Corrosive properties of CuNi2SiCr fabricated through directed energy deposition on a nickel-aluminum bronze substrate

Abstract

In this study, CuNi2SiCr powders were deposited on nickel-aluminum bronze (NAB) substrates through directed energy deposition (DED) and the corrosive resistance properties of the deposited CuNi2SiCr were evaluated through comparisons to the substrate. Metallographic observations revealed that the microstructure of the deposited layers was α-Cu, which is characterized by low strength and hardness, and high toughness. The microstructure of the NAB substrate exhibited higher hardness and strength than the deposited CuNi2SiCr because the substrate was composed of a typical α + β solid solution and different intermetallic κ phases. The electrochemical corrosion test demonstrated that the corrosion stability of the CuNi2SiCr-deposited was slightly better than that of the NAB substrate. Furthermore, the corrosion current density of NAB is slightly greater than that of the deposited CuNi2SiCr based on the existence of multiple phases forming a corrosion galvanic cell. The results of the cavitation erosion test revealed that the wear rate of the deposited material under the mechanical impact of bubbles is significantly greater than that of the substrate.

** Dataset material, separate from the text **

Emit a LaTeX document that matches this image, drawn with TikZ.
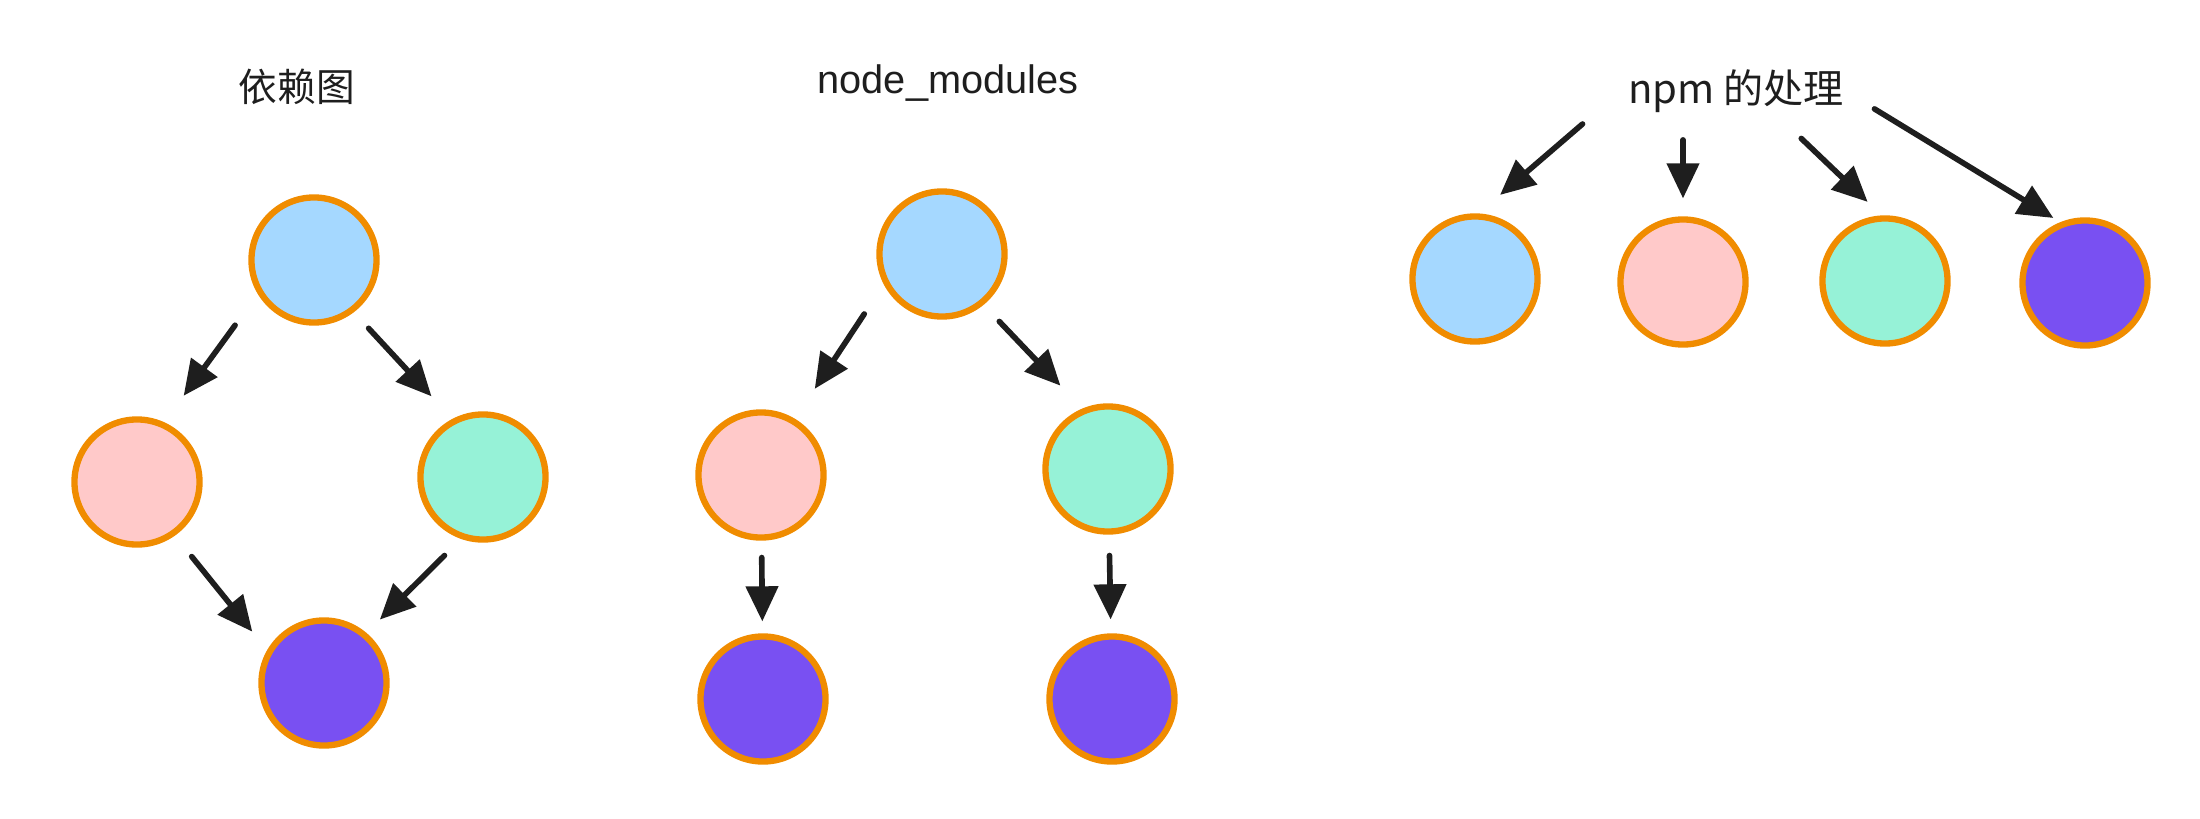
\documentclass[tikz,border=0pt]{standalone}
\usepackage{fontspec}
\setmainfont{Liberation Sans}
\newfontfamily\cjk{Noto Sans CJK SC}
\usetikzlibrary{arrows.meta}
\definecolor{ringorange}{HTML}{F08C00}
\definecolor{pkgblue}{HTML}{A5D8FF}
\definecolor{pkgpink}{HTML}{FFC9C9}
\definecolor{pkggreen}{HTML}{96F2D7}
\definecolor{pkgpurple}{HTML}{7950F2}
\definecolor{inkdark}{HTML}{1E1E1E}

\begin{document}
\begin{tikzpicture}[x=0.01cm,y=-0.01cm,
    pkg/.style={circle,draw=ringorange,line width=1.8pt,minimum size=1.25cm,inner sep=0pt,outer sep=0pt},
    dep/.style={draw=inkdark,line width=1.6pt,line cap=round,-{Triangle[length=10pt,width=9pt]}},
    title/.style={text=inkdark,inner sep=0pt,anchor=base}]
    \useasboundingbox (0,0) rectangle (2200,818);

    \node[title,font=\cjk\fontsize{11}{13}\selectfont] (t-dep) at (297,101) {依赖图};
    \node[pkg,fill=pkgblue] (dep-top) at (314,260) {};
    \node[pkg,fill=pkgpink] (dep-left) at (137,482) {};
    \node[pkg,fill=pkggreen] (dep-right) at (483,477) {};
    \node[pkg,fill=pkgpurple] (dep-bottom) at (324,683) {};
    \draw[dep,shorten <=0.42cm,shorten >=0.36cm] (dep-top.210) -- (dep-left.66);
    \draw[dep,shorten <=0.25cm,shorten >=0.34cm] (dep-top.307) -- (dep-right.117);
    \draw[dep,shorten <=0.30cm,shorten >=0.27cm] (dep-left.305) -- (dep-bottom.151);
    \draw[dep,shorten <=0.27cm,shorten >=0.22cm] (dep-right.252) -- (dep-bottom.50);

    \node[title,font=\fontsize{11.3}{13}\selectfont] (t-nm) at (948,93) {node\_modules};
    \node[pkg,fill=pkgblue] (nm-top) at (942,254) {};
    \node[pkg,fill=pkgpink] (nm-left) at (761,475) {};
    \node[pkg,fill=pkggreen] (nm-right) at (1108,469) {};
    \node[pkg,fill=pkgpurple] (nm-left-sub) at (763,699) {};
    \node[pkg,fill=pkgpurple] (nm-right-sub) at (1112,699) {};
    \draw[dep,shorten <=0.39cm,shorten >=0.39cm] (nm-top.206) -- (nm-left.59);
    \draw[dep,shorten <=0.26cm,shorten >=0.35cm] (nm-top.309) -- (nm-right.112);
    \draw[dep,shorten <=0.20cm,shorten >=0.15cm] (nm-left) -- (nm-left-sub);
    \draw[dep,shorten <=0.24cm,shorten >=0.17cm] (nm-right) -- (nm-right-sub);

    \node[title,font=\cjk\fontsize{11.4}{13}\selectfont] (t-npm) at (1736,103) {npm 的处理};
    \node[pkg,fill=pkgblue] (npm-a) at (1475,279) {};
    \node[pkg,fill=pkgpink] (npm-b) at (1683,282) {};
    \node[pkg,fill=pkggreen] (npm-c) at (1885,281) {};
    \node[pkg,fill=pkgpurple] (npm-d) at (2085,283) {};
    \draw[dep,shorten <=0.17cm,shorten >=0.33cm] ([xshift=-0.32cm]t-npm.south west) -- (npm-a.north);
    \draw[dep,shorten <=0.27cm,shorten >=0.21cm] (t-npm.south -| npm-b) -- (npm-b);
    \draw[dep,shorten <=0.37cm,shorten >=0.24cm] (t-npm.-30) -- (npm-c.north);
    \draw[dep,shorten <=0.35cm,shorten >=0.12cm] (t-npm.east) -- (npm-d.110);
\end{tikzpicture}
\end{document}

The results of immersion test demonstrated that the corrosive resistance of NAB is significantly greater than that of CuNi2SiCr because a dense Al2O3 oxide film is formed on its surface. This study provides new concepts for the application of DED technology and CuNi2SiCr alloy. However, experimental results also demonstrate that the corrosion resistance of CuNi2SiCr alloy is lower than that of NAB and its performance must be further improved for application it in a marine-like working environment.